Ljubljana. So beautiful, so hard to pronounce.
When we started to organize this journey to Slovenia, we planned to skip Ljubljana, focused on exploring the dramatic countryside instead. But as we booked flights and a car rental for the week, we found it to be a better value to stick around the city for a few days.
After our 48 hours in Ljubljana, we are so happy we did.
The core of Ljubljana is around the Ljubljanica River, which meanders through the historic part of town. There are dozens of bridges that connect the two parts of the city, each unique and different. Cafes and restaurants line the river, and a warm late spring sun drew the crowds outdoors to enjoy a coffee or a cocktail in the abundance of riverside seating.
We arrived to Slovenia during the shoulder season, that magical time of year when the nice weather has arrived but the hoards of tourists haven’t. The streets were active, but not crowded. The main square, Prešeren Square, wasn’t packed and there was no issues with snagging a table for dinner, even at some of the best dining destinations.
The weather cooperated as well, granting us much needed sunshine from our normal backdrop of gloomy London.
Ljubljana is best explored by foot, which was exactly what we did. Unlike other eastern or central European cities, the historic core consists of wide boulevards and sidewalks, rather than tiny, narrow alleys and sidewalks that barely fit one person. We noticed clear influence from all of the empires that have controlled this area of the world at one time or another – decorative Viennese architecture, Roman pillars and colonnades, and practical Communist buildings, no frills to be seen.
To get the best overview of the city, we took a trip up the hill to Ljubljana Castle. The vantage point from the tower is spectacular, providing 360 degree views of the city and the surrounding mountains. While many places like this in other cities are almost purely a tourist trap, we saw tons of locals with their kids enjoying a picnic or riding their bikes up the hill from city centre. You can enter the castle grounds for free, so it makes it an ideal spot to relax.
We took advantage of the Ljubljana Card, which, for €27 for 48 hours, allows for free admission into 15 museums around the city, as well as free bike rental and boat tour along the Ljubljanica River. After a long day walking around the city, we used the Ljubljana Card to ride the funicular to the castle, a brisk minute or two of increasingly stunning views. Entrance to the castle tower and onsite Slovenian History Museum was also included on the card.
The food of Ljubljana could best be described as eclectic. Given its position near Italy and vast region of Central Europe best known for hearty wintery cuisine, we got to try pastas, and light bouillabaisse, alongside bear ravioli (yes, that really exists) and braised meats.
The highlight of the region is an abundance of truffles, which grow everywhere and are literally available on every menu and on the most random of dishes.
We made a point to have truffles with most meals and we still aren’t sick of them.
We like to talk about where we would bring all of our family for an all expenses paid holiday (the one we’re planning when we win the lottery, complete with charter planes and luxurious decadence) and we’ve decided that Ljubljana is now high on the list, alongside Austrian wine country or Richard Branson’s private Necker Island.

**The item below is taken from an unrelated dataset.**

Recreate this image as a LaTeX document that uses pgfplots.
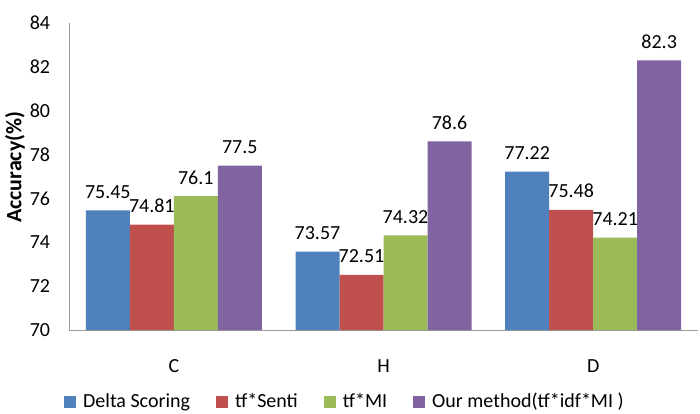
\documentclass[border=0pt]{standalone}
\usepackage{fontspec}
\setmainfont{Carlito}
\usepackage{pgfplots}
\pgfplotsset{compat=1.18}
\definecolor{cB}{HTML}{4F81BD}
\definecolor{cR}{HTML}{C0504D}
\definecolor{cG}{HTML}{9BBB59}
\definecolor{cP}{HTML}{8064A2}
\begin{document}
\fontsize{20}{24}\selectfont
\begin{tikzpicture}
\begin{axis}[
  scale only axis, width=629pt, height=307pt,
  at={(0,0)}, anchor=south west,
  ybar=0pt, bar width=44pt,
  xmin=-0.5, xmax=2.5, ymin=70, ymax=84,
  enlargelimits=false,
  xtick={0,1,2}, xticklabels={C,H,D},
  ytick={70,72,...,84},
  axis x line*=bottom, axis y line*=left,
  axis line style={draw=gray!80,-},
  major tick length=0pt,
  tick style={draw=none},
  /pgf/number format/assume math mode=true,
  ticklabel style={font=\fontsize{20}{24}\selectfont},
  yticklabel style={xshift=-12pt},
  xticklabel style={yshift=-23pt},
  ylabel={\textbf{Accuracy(\%)}},
  ylabel style={at={(axis description cs:-0.086,0.53)}, anchor=center, font=\fontsize{22}{26}\selectfont},
  point meta=explicit symbolic,
  nodes near coords,
  nodes near coords style={font=\fontsize{20}{24}\selectfont, text=black, anchor=south, yshift=5pt},
  legend style={at={(axis description cs:-0.008,-0.2345)}, anchor=west, draw=none, fill=none,
     inner sep=0pt, font=\fontsize{20}{24}\selectfont,
     /tikz/every odd column/.append style={column sep=5pt},
     /tikz/every even column/.append style={column sep=24pt}},
  legend columns=-1,
  legend image code/.code={\fill[#1] (0pt,-6pt) rectangle (12pt,6pt);},
]
\addplot[fill=cB, draw=none] coordinates {(0,75.45) [75.45] (1,73.57) [73.57] (2,77.22) [77.22]};
\addplot[fill=cR, draw=none] coordinates {(0,74.81) [74.81] (1,72.51) [72.51] (2,75.48) [75.48]};
\addplot[fill=cG, draw=none] coordinates {(0,76.1) [76.1] (1,74.32) [74.32] (2,74.21) [74.21]};
\addplot[fill=cP, draw=none] coordinates {(0,77.5) [77.5] (1,78.6) [78.6] (2,82.3) [82.3]};
\legend{Delta Scoring, tf*Senti, tf*MI, Our method(tf*idf*MI )}
\end{axis}
\pgfresetboundingbox
\path (-69pt,-83pt) rectangle (631pt,330pt);
\end{tikzpicture}
\end{document}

We found Ljubljana to be a great jumping off point to our exploration of Slovenia and the Istrian coast. For those who don’t explore Europe often, Ljubljana is easy to navigate and English is spoken widely. The long and storied past of this area of the world is fascinating to anyone with even the slightest interest in history.
We’ve heard from other travelers that Slovenia surprises and delights – it’s an unexpected gem in the heart of the Alps, with a fairytale sensibility.